(REQUIREMENTS) The line containing "impulse; learned to" marks the end: extract everything from the first line of the data through that line, exactly, with no pictures.

Collected data:
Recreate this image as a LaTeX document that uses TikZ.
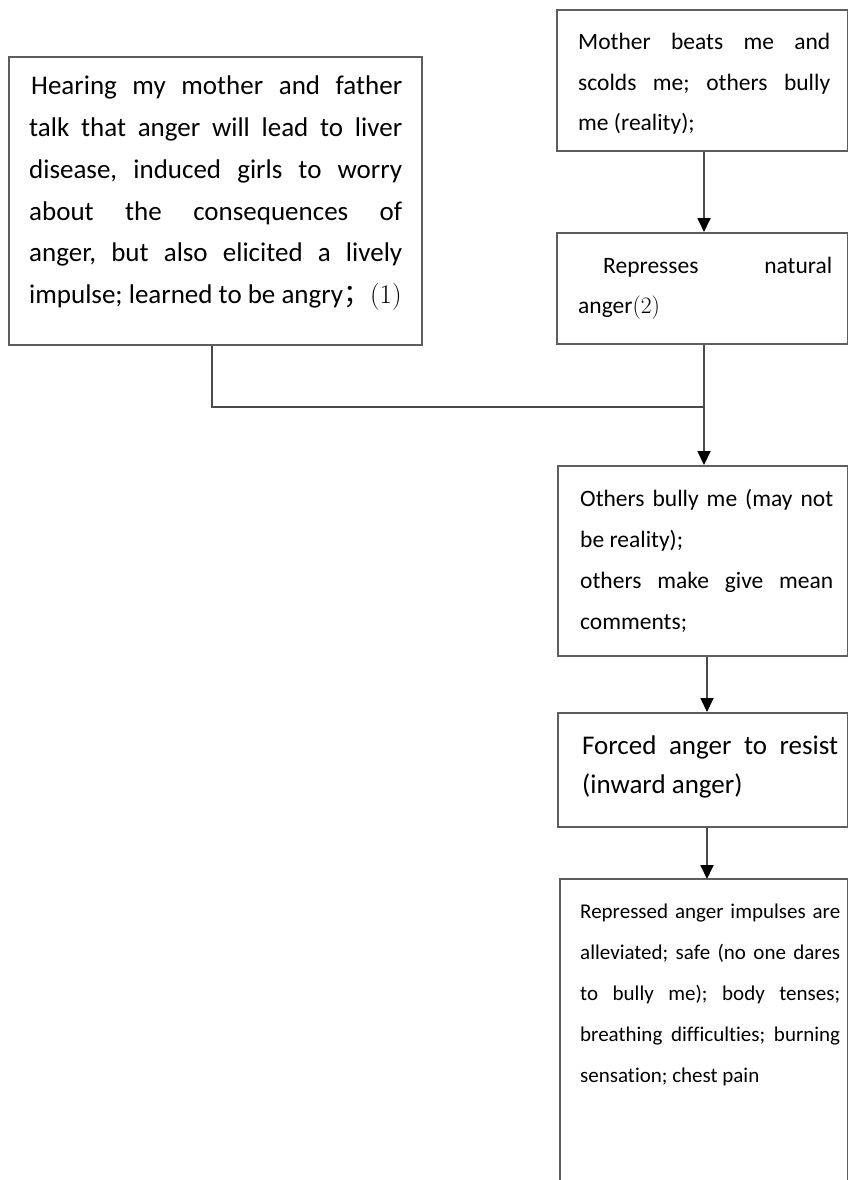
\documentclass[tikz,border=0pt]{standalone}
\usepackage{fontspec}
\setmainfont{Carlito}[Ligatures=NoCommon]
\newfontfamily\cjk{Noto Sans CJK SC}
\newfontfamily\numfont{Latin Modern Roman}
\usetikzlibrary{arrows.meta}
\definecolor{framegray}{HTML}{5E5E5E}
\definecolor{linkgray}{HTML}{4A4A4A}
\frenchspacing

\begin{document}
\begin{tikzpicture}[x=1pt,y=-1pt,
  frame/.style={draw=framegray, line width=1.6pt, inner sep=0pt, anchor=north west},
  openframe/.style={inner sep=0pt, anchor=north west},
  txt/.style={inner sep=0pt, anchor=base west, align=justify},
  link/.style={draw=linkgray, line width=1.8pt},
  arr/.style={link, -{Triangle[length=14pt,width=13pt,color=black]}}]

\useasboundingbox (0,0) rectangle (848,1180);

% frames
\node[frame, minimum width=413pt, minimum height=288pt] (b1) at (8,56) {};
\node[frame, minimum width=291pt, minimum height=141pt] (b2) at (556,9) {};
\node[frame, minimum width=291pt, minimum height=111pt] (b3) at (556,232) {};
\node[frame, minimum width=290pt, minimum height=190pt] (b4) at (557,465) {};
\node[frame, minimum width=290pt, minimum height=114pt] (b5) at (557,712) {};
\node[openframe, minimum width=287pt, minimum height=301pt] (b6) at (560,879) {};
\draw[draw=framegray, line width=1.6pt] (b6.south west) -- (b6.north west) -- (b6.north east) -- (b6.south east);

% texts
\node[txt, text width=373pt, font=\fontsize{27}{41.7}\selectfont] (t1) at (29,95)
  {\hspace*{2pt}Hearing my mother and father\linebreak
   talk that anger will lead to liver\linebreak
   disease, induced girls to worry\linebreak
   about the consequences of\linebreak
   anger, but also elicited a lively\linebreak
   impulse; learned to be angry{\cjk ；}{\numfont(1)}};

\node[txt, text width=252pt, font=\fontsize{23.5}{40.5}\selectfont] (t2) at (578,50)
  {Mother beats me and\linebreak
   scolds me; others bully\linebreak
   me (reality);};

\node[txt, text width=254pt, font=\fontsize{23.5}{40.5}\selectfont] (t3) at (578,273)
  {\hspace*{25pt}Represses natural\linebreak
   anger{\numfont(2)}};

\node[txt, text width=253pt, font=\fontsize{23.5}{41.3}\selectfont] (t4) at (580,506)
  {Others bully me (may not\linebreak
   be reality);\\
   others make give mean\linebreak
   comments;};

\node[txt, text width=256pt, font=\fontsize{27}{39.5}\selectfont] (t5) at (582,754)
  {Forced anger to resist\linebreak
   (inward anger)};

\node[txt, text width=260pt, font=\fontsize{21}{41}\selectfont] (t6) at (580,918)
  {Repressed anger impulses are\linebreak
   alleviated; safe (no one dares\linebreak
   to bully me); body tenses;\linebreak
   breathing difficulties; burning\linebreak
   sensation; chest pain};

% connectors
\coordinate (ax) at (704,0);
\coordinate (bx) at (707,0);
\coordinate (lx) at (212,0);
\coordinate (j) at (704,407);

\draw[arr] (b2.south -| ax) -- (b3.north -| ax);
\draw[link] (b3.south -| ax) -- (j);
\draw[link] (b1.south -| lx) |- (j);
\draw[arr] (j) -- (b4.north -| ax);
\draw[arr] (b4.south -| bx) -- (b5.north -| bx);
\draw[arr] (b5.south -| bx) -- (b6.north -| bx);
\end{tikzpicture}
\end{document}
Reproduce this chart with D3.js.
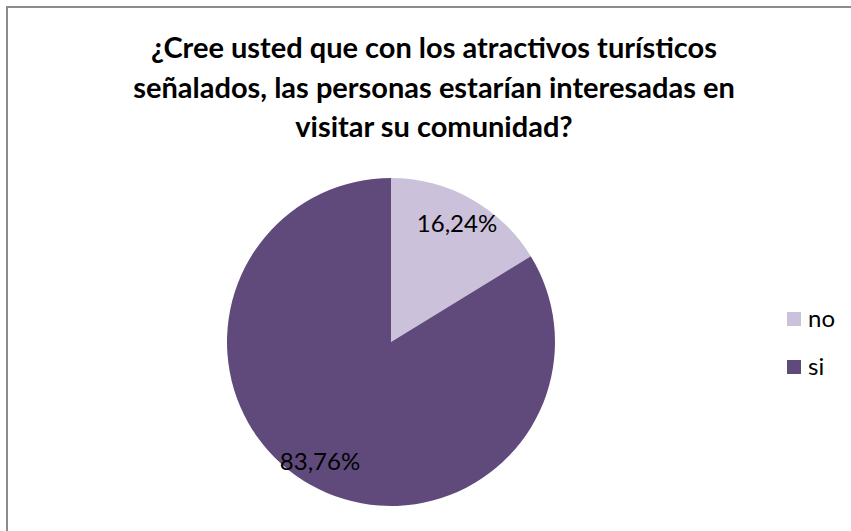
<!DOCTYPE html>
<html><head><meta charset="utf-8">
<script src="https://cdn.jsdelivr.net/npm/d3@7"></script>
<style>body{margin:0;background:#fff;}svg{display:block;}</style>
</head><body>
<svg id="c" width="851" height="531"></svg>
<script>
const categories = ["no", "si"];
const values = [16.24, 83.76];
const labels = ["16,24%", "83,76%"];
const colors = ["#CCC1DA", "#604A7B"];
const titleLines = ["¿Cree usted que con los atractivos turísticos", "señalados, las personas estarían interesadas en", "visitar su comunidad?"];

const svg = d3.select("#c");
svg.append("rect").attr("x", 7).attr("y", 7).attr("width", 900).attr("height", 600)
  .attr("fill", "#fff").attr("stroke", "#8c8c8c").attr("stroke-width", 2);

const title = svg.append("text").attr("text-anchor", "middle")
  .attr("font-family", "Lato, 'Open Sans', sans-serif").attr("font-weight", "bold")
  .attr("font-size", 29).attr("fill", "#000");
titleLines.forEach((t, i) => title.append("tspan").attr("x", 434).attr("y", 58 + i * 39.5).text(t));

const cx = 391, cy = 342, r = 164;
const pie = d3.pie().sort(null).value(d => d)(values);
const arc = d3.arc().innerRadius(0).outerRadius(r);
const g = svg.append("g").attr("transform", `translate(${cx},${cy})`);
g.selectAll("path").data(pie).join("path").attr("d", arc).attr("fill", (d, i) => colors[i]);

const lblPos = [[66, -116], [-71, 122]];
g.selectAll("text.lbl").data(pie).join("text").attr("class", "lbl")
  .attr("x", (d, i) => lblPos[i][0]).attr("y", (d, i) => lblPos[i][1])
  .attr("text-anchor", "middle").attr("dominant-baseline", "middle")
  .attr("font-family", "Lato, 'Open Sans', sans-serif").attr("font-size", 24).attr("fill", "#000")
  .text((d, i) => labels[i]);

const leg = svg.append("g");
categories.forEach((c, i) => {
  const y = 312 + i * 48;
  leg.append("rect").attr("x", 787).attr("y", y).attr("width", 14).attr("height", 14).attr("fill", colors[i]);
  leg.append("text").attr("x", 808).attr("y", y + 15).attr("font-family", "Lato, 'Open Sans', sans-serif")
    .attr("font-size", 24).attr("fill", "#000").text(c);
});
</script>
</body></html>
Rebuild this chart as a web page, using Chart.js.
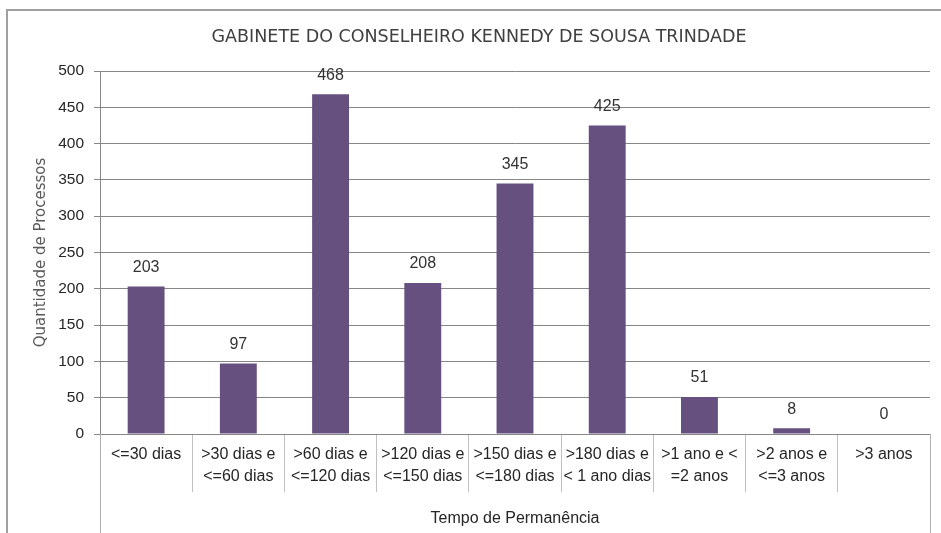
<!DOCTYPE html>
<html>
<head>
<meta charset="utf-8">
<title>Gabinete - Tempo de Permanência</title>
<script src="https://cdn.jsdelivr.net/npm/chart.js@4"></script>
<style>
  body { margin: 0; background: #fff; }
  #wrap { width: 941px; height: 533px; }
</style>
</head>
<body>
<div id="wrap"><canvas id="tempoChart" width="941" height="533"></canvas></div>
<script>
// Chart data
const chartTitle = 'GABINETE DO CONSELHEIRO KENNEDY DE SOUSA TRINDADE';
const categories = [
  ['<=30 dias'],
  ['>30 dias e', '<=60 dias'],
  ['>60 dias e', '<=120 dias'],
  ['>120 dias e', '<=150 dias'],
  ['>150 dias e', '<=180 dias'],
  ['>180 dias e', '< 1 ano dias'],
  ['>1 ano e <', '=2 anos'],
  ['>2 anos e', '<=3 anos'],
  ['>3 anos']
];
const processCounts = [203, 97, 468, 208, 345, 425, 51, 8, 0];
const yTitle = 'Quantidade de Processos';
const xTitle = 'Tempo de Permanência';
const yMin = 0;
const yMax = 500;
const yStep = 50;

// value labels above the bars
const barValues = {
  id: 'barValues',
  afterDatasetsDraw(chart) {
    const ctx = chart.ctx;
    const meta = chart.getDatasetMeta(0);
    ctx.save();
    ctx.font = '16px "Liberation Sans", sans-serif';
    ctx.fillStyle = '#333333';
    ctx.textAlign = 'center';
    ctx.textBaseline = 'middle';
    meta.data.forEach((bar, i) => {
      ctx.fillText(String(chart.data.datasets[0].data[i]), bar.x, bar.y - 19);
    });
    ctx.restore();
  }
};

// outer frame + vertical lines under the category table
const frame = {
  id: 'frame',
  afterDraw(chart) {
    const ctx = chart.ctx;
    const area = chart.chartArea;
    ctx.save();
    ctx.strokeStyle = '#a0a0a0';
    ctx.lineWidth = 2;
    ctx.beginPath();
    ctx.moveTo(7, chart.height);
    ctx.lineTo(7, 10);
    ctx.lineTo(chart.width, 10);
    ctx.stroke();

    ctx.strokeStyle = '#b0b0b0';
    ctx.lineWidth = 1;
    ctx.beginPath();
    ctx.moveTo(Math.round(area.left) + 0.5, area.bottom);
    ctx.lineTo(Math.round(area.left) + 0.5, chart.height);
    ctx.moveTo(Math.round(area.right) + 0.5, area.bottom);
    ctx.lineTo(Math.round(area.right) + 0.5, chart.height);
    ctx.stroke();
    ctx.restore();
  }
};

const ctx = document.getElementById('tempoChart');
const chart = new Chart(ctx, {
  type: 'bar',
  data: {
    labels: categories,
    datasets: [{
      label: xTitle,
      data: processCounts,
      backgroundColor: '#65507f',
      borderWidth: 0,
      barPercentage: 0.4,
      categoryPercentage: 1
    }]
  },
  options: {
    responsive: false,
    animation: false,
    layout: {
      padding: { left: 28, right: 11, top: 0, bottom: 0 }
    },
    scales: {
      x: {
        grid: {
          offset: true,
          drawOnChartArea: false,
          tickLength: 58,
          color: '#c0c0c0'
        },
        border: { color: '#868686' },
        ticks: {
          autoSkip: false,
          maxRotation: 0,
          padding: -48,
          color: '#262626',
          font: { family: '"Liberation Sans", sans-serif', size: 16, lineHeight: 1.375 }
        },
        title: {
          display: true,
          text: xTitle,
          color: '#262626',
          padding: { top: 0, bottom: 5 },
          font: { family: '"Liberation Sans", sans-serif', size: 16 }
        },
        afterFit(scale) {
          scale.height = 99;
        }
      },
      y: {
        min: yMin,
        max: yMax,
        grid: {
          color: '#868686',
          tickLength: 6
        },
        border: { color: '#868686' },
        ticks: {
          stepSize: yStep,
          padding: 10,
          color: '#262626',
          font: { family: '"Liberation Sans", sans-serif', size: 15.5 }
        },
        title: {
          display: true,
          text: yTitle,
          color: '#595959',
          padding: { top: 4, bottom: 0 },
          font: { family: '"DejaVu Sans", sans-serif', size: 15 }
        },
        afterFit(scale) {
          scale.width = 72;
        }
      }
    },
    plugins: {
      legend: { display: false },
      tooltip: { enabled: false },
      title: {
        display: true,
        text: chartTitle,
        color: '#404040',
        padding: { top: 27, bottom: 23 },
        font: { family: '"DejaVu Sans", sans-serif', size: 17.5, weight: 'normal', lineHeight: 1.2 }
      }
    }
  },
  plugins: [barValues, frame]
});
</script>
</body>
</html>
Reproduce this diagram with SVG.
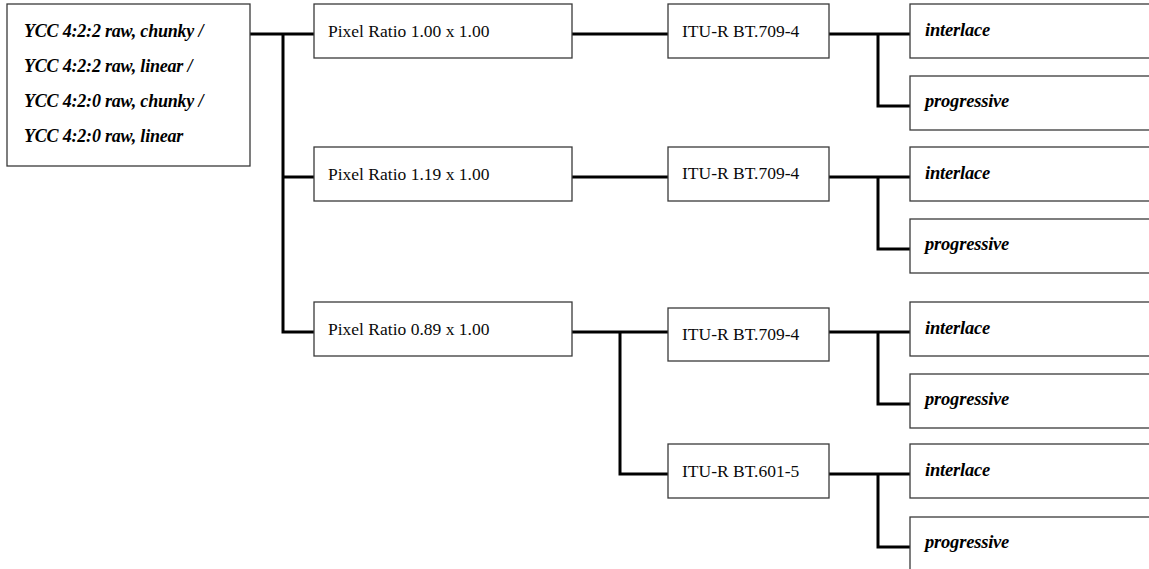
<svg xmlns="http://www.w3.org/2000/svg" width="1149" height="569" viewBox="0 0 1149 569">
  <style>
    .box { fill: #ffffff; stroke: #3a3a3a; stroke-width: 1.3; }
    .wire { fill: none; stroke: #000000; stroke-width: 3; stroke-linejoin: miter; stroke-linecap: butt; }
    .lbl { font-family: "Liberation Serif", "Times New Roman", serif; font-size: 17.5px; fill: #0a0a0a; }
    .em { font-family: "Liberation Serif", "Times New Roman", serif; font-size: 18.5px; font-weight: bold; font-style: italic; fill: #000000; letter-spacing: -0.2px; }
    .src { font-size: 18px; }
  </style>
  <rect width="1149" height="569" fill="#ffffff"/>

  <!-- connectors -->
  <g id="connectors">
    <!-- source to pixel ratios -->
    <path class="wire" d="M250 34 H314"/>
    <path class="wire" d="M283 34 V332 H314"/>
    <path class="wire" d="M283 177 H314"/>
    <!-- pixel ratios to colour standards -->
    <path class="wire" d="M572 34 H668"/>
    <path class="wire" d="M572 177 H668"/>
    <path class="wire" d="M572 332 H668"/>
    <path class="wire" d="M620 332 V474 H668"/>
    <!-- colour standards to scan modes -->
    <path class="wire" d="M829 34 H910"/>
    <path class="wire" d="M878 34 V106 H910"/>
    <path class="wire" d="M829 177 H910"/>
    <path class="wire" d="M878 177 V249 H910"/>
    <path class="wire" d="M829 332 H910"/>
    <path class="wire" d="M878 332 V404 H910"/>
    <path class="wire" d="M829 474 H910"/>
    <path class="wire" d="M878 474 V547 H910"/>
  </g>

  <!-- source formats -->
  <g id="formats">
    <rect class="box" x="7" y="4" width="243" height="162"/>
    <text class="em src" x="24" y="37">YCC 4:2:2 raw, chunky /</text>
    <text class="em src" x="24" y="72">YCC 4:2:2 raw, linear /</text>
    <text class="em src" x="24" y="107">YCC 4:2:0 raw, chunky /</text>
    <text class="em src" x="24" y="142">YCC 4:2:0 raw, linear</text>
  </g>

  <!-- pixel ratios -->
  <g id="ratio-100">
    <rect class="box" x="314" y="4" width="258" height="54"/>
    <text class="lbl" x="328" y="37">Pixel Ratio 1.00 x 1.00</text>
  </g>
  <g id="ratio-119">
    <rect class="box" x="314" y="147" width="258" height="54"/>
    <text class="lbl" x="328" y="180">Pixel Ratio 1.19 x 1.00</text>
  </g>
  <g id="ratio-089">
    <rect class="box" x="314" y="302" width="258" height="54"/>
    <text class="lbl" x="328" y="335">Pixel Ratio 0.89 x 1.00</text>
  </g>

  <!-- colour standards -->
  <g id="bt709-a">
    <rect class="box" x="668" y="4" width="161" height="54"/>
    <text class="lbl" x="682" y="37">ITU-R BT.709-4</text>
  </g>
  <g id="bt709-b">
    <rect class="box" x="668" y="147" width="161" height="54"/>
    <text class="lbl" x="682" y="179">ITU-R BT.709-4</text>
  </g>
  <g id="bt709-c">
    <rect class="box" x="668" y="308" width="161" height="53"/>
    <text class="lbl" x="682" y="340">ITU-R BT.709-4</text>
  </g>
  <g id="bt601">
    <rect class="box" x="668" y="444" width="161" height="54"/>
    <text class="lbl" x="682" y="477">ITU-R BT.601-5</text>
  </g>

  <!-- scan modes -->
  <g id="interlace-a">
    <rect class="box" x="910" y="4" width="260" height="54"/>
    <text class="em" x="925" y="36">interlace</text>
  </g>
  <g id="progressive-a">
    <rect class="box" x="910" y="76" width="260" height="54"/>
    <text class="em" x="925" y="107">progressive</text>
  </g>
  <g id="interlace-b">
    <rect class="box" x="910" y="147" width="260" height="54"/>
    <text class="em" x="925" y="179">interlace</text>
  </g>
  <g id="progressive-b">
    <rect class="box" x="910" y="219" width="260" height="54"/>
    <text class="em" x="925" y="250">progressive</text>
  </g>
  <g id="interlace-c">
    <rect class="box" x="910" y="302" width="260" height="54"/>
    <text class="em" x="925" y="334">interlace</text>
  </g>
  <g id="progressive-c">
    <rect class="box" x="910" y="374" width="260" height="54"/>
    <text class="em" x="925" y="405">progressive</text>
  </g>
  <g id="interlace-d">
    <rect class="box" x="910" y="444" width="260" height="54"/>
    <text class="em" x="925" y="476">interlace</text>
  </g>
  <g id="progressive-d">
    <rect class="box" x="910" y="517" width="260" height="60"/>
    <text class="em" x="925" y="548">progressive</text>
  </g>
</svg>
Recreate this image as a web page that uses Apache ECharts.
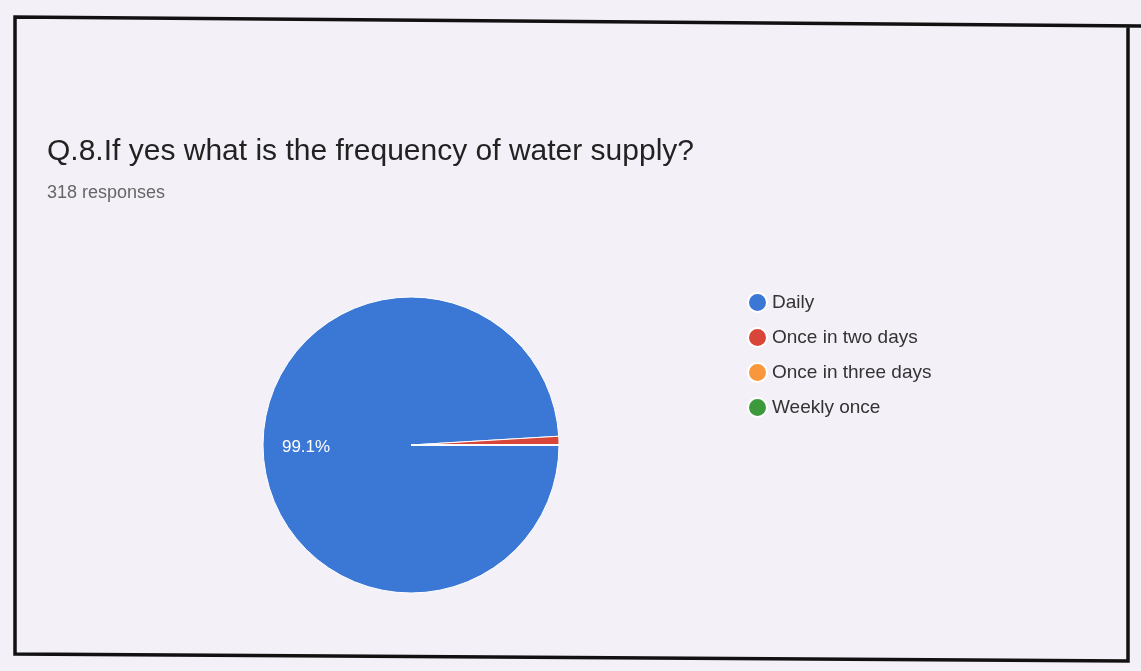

(TASK SOLUTION)
Recreate this image as a LaTeX document that uses TikZ.
\documentclass[tikz,border=0pt]{standalone}
\usepackage{fontspec}
\setmainfont{Carlito}[Ligatures=NoCommon]
\newfontfamily\cjk{Noto Sans CJK SC}
\newfontfamily\numfont{Latin Modern Roman}
\usetikzlibrary{arrows.meta}
\definecolor{framegray}{HTML}{5E5E5E}
\definecolor{linkgray}{HTML}{4A4A4A}
\frenchspacing

\begin{document}
\begin{tikzpicture}[x=1pt,y=-1pt,
  frame/.style={draw=framegray, line width=1.6pt, inner sep=0pt, anchor=north west},
  openframe/.style={inner sep=0pt, anchor=north west},
  txt/.style={inner sep=0pt, anchor=base west, align=justify},
  link/.style={draw=linkgray, line width=1.8pt},
  arr/.style={link, -{Triangle[length=14pt,width=13pt,color=black]}}]

\useasboundingbox (0,0) rectangle (848,1180);

% frames
\node[frame, minimum width=413pt, minimum height=288pt] (b1) at (8,56) {};
\node[frame, minimum width=291pt, minimum height=141pt] (b2) at (556,9) {};
\node[frame, minimum width=291pt, minimum height=111pt] (b3) at (556,232) {};
\node[frame, minimum width=290pt, minimum height=190pt] (b4) at (557,465) {};
\node[frame, minimum width=290pt, minimum height=114pt] (b5) at (557,712) {};
\node[openframe, minimum width=287pt, minimum height=301pt] (b6) at (560,879) {};
\draw[draw=framegray, line width=1.6pt] (b6.south west) -- (b6.north west) -- (b6.north east) -- (b6.south east);

% texts
\node[txt, text width=373pt, font=\fontsize{27}{41.7}\selectfont] (t1) at (29,95)
  {\hspace*{2pt}Hearing my mother and father\linebreak
   talk that anger will lead to liver\linebreak
   disease, induced girls to worry\linebreak
   about the consequences of\linebreak
   anger, but also elicited a lively\linebreak
   impulse; learned to be angry{\cjk ；}{\numfont(1)}};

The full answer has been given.